Is the XTS V-Sport a real V-Series Cadillac?
No. V-Sport was a sub-V-Series performance designation. The XTS V-Sport has a more powerful engine and performance-oriented hardware compared with the standard XTS, but it is not a full V-Series model like the CTS-V or ATS-V.
What are the common problems on the Cadillac XTS V-Sport?
Common inspection areas include CUE screen failure or delamination, worn or leaking Magnetic Ride Control dampers, turbo-related leaks or boost issues, AWD system condition, brake wear, tire quality, and general luxury-electronics function.
Did Cadillac publish XTS V-Sport production numbers?
No public, standalone production total for the XTS V-Sport has been released by Cadillac or GM. Claims of exact production rarity by color or trim should be treated cautiously unless supported by factory documentation.
Is the XTS V-Sport collectible?
It is a niche-interest modern Cadillac rather than an established blue-chip collector car. Its desirability rests on the 410-hp LF3 engine, AWD, low production visibility, and sleeper character. The best examples are low-mile, well-documented Platinum cars, but condition and maintenance history remain more important than speculative rarity.

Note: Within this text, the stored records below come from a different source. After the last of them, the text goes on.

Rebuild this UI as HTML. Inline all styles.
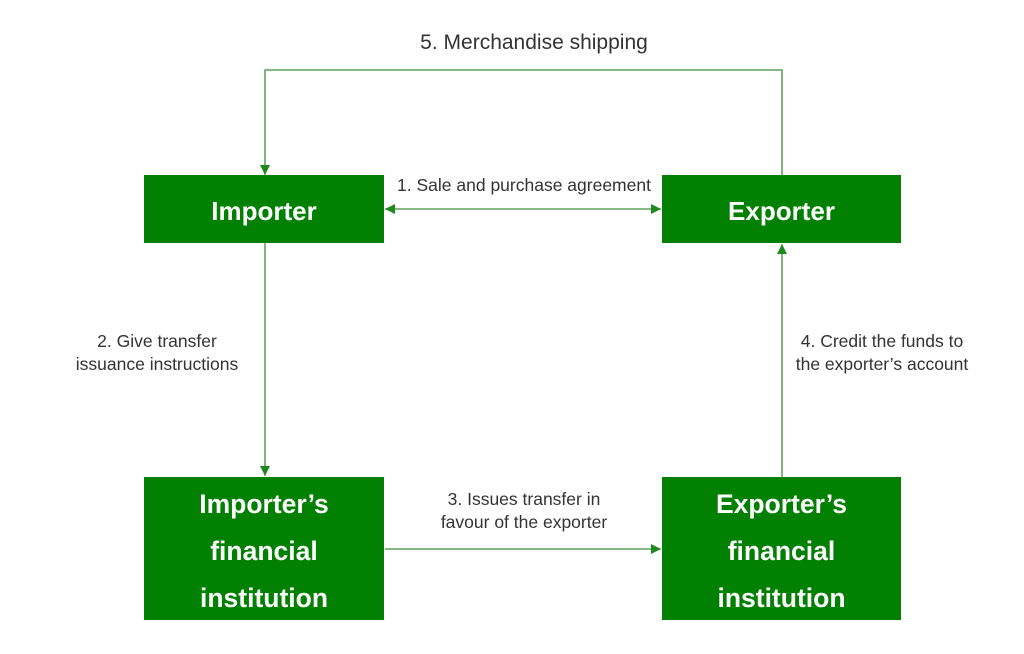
<!DOCTYPE html>
<html><head><meta charset="utf-8"><style>
body{margin:0;width:1024px;height:654px;background:#fff;position:relative;overflow:hidden;font-family:"Liberation Sans",sans-serif}
.b{position:absolute;background:#018001;color:#fff;font-weight:bold;display:flex;align-items:center;justify-content:center;text-align:center;box-sizing:border-box}
.s{font-size:26px;padding-top:4px}
.m{font-size:26.5px;line-height:47px;padding-top:5px}
.t{position:absolute;color:#333;font-size:17.5px;text-align:center;line-height:23px;white-space:nowrap}
svg{position:absolute;left:0;top:0}
</style></head><body>
<svg width="1024" height="654">
<defs>
<marker id="a" viewBox="0 0 10 10" refX="10" refY="5" markerWidth="10" markerHeight="10" markerUnits="userSpaceOnUse" orient="auto"><path d="M0,0 L10,5 L0,10z" fill="#1e8a1e"/></marker>
<marker id="as" viewBox="0 0 10 10" refX="0" refY="5" markerWidth="10" markerHeight="10" markerUnits="userSpaceOnUse" orient="auto"><path d="M10,0 L0,5 L10,10z" fill="#1e8a1e"/></marker>
</defs>
<g stroke="#3a8f3a" stroke-width="1.3" fill="none">
<polyline points="782,176 782,70 265,70 265,175" marker-end="url(#a)"/>
<line x1="385" y1="209" x2="661" y2="209" marker-start="url(#as)" marker-end="url(#a)"/>
<line x1="265" y1="243" x2="265" y2="476" marker-end="url(#a)"/>
<line x1="385" y1="549" x2="661" y2="549" marker-end="url(#a)"/>
<line x1="782" y1="477" x2="782" y2="244" marker-end="url(#a)"/>
</g>
</svg>
<div class="b s" style="left:144px;top:175px;width:240px;height:68px">Importer</div>
<div class="b s" style="left:662px;top:175px;width:239px;height:68px">Exporter</div>
<div class="b m" style="left:144px;top:477px;width:240px;height:143px">Importer’s<br>financial<br>institution</div>
<div class="b m" style="left:662px;top:477px;width:239px;height:143px">Exporter’s<br>financial<br>institution</div>
<div class="t" style="left:534px;top:30px;transform:translateX(-50%);font-size:21px;line-height:26px">5. Merchandise shipping</div>
<div class="t" style="left:524px;top:174px;transform:translateX(-50%)">1. Sale and purchase agreement</div>
<div class="t" style="left:157px;top:330px;transform:translateX(-50%)">2. Give transfer<br>issuance instructions</div>
<div class="t" style="left:524px;top:488px;transform:translateX(-50%)">3. Issues transfer in<br>favour of the exporter</div>
<div class="t" style="left:882px;top:330px;transform:translateX(-50%)">4. Credit the funds to<br>the exporter’s account</div>
</body></html>
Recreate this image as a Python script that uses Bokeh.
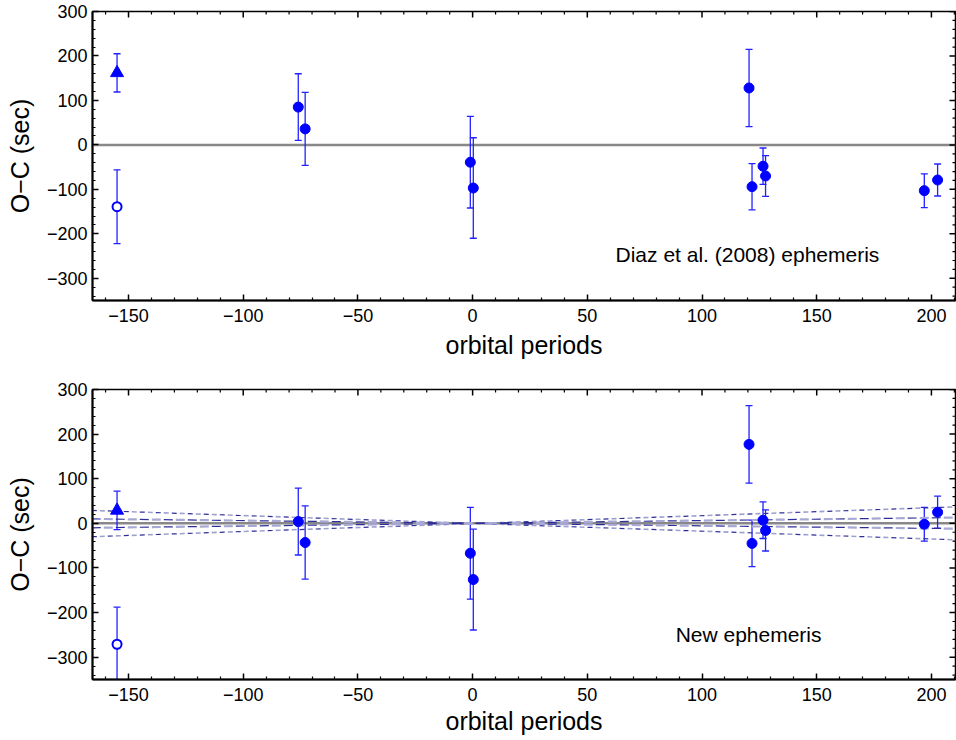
import math
from bokeh.plotting import figure
from bokeh.models import (ColumnDataSource, Whisker, TeeHead, FixedTicker,
                          Range1d, Label, Span)
from bokeh.layouts import column
from bokeh.embed import file_html
from bokeh.resources import INLINE

# ---------------- data ----------------
# filled circles
epoch_pts = [-76.0, -73.0, -1.0, 0.3, 120.5, 121.8, 126.6, 127.7, 196.9, 202.7]
oc_diaz_pts = [85, 36, -39, -97, 128, -94, -48, -70, -103, -79]
oc_new_pts = [4, -43, -67, -126, 177, -45, 7, -16, -2, 25]
err_pts = [75, 82, 103, 113, 87, 52, 41, 46, 38, 36]
# filled triangle
epoch_tri = [-155.0]
oc_diaz_tri = [162]
oc_new_tri = [29]
err_tri = [43]
# open circle
epoch_open = [-155.0]
oc_diaz_open = [-139]
oc_new_open = [-271]
err_open = [83]

# ephemeris uncertainty bands (bottom panel), endpoints
band_x = [-166, 211]
outer_a = [29, -37]
outer_b = [-30, 37]
inner_a = [10, -12]
inner_b = [-10, 13]

x_ticks = [-150, -100, -50, 0, 50, 100, 150, 200]
x_tick_labels = ["\u2212150", "\u2212100", "\u221250", "0", "50", "100", "150", "200"]
y_ticks = [-300, -200, -100, 0, 100, 200, 300]
y_tick_labels = ["\u2212300", "\u2212200", "\u2212100", "0", "100", "200", "300"]
x_minor = [v for v in range(-160, 211, 10) if v not in x_ticks]
y_minor = [v for v in range(-340, 301, 20) if v not in y_ticks]

X0, X1 = -165.7, 210.5
Y0, Y1 = -350, 300

FONT = "Liberation Sans"
BLUE = "#0000ff"


def style_axis(ax):
    ax.axis_line_color = "black"
    ax.axis_line_width = 2
    ax.major_tick_in = 6
    ax.major_tick_out = 0
    ax.minor_tick_in = 3
    ax.minor_tick_out = 0
    ax.major_tick_line_color = "black"
    ax.minor_tick_line_color = "black"
    ax.major_tick_line_width = 1.5
    ax.minor_tick_line_width = 1.2
    ax.major_label_text_font = FONT
    ax.major_label_text_font_size = "18px"
    ax.major_label_text_color = "black"
    ax.axis_label_text_font = FONT
    ax.axis_label_text_font_size = "25px"
    ax.axis_label_text_font_style = "normal"
    ax.axis_label_text_color = "black"


def make_panel(h, top_b, bot_b, lab_standoff, oc_pts, oc_tri, oc_open, note, note_x, note_y, bands):
    p = figure(width=956, height=h, x_range=Range1d(X0, X1), y_range=Range1d(Y0, Y1),
               output_backend="svg", toolbar_location=None,
               min_border_left=92, min_border_right=1, min_border_top=top_b,
               min_border_bottom=bot_b)
    p.xgrid.visible = False
    p.ygrid.visible = False
    p.outline_line_color = "black"
    p.outline_line_width = 1.5
    p.outline_line_alpha = 1.0
    p.background_fill_color = "white"
    p.border_fill_color = "white"

    xa = p.xaxis[0]
    ya = p.yaxis[0]
    xa.ticker = FixedTicker(ticks=x_ticks, minor_ticks=x_minor)
    ya.ticker = FixedTicker(ticks=y_ticks, minor_ticks=y_minor)
    xa.major_label_overrides = dict(zip(x_ticks, x_tick_labels))
    ya.major_label_overrides = dict(zip(y_ticks, y_tick_labels))
    xa.axis_label = "orbital periods"
    ya.axis_label = "O\u2212C (sec)"
    style_axis(xa)
    style_axis(ya)
    xa.major_label_standoff = 8
    xa.axis_label_standoff = lab_standoff
    ya.major_label_standoff = 5
    ya.axis_label_standoff = 10

    # mirrored inward ticks on the top and right frame edges (clipped to frame)
    tick_kw = dict(marker="dash", line_color="black", fill_color="black")
    p.scatter(x_ticks, [Y1] * len(x_ticks), size=12, angle=math.pi / 2, line_width=1.5, **tick_kw)
    p.scatter(x_minor, [Y1] * len(x_minor), size=6, angle=math.pi / 2, line_width=1.2, **tick_kw)
    p.scatter([X1] * len(y_ticks), y_ticks, size=12, line_width=1.5, **tick_kw)
    p.scatter([X1] * len(y_minor), y_minor, size=6, line_width=1.2, **tick_kw)

    p.add_layout(Span(location=0, dimension="width", line_color="#888888",
                      line_width=2.5, level="underlay"))

    if bands:
        for yy in (outer_a, outer_b):
            p.line(band_x, yy, line_color="#a0a0d0", line_width=1.6, line_dash="5 11",
                   line_dash_offset=8)
            p.line(band_x, yy, line_color="#2e2e9a", line_width=1.2, line_dash="5 11")
        for yy in (inner_a, inner_b):
            p.line(band_x, yy, line_color="#a8a8d4", line_width=2.2, line_dash="9 15",
                   line_dash_offset=12)
            p.line(band_x, yy, line_color="#2e2e9a", line_width=1.2, line_dash="9 15")

    for xs, ys, es in ((epoch_pts, oc_pts, err_pts), (epoch_tri, oc_tri, err_tri),
                       (epoch_open, oc_open, err_open)):
        src = ColumnDataSource(dict(x=xs, upper=[y + e for y, e in zip(ys, es)],
                                    lower=[y - e for y, e in zip(ys, es)]))
        p.add_layout(Whisker(source=src, base="x", upper="upper", lower="lower",
                             dimension="height", line_color="#2222ff", line_width=1.3,
                             upper_head=TeeHead(size=7, line_color="#2222ff", line_width=1.3),
                             lower_head=TeeHead(size=7, line_color="#2222ff", line_width=1.3)))

    p.scatter(epoch_pts, oc_pts, size=10, marker="circle", fill_color=BLUE, line_color=BLUE)
    p.scatter(epoch_tri, oc_tri, size=13, marker="triangle", fill_color=BLUE, line_color=BLUE)
    p.scatter(epoch_open, oc_open, size=9, marker="circle", fill_color="white",
              line_color=BLUE, line_width=2)

    p.add_layout(Label(x=note_x, y=note_y, text=note, text_font=FONT,
                       text_font_size="21px", text_baseline="middle", text_align="left",
                       text_color="black"))
    return p


p1 = make_panel(370, 11, 70, 6, oc_diaz_pts, oc_diaz_tri, oc_diaz_open,
                "Diaz et al. (2008) ephemeris", 62.3, -247, False)
p2 = make_panel(370, 19, 61, 3, oc_new_pts, oc_new_tri, oc_new_open,
                "New ephemeris", 88.5, -249, True)

layout = column(p1, p2, spacing=0)
open("out.html", "w").write(file_html(layout, INLINE))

What is the difference between the XTS V-Sport and a regular XTS?
The standard XTS used a naturally aspirated 3.6-liter V6 rated at 304 hp, while the V-Sport used the LF3 twin-turbo 3.6-liter V6 rated at 410 hp. The V-Sport was AWD-only and positioned as the performance flagship of the XTS range.
Is the Cadillac XTS V-Sport expensive to maintain?
It can be more expensive than a standard XTS because of its turbocharged engine, AWD hardware, adaptive dampers, and upper-trim luxury equipment. Routine GM service parts are generally obtainable, but V-Sport-specific and Platinum trim items can raise costs.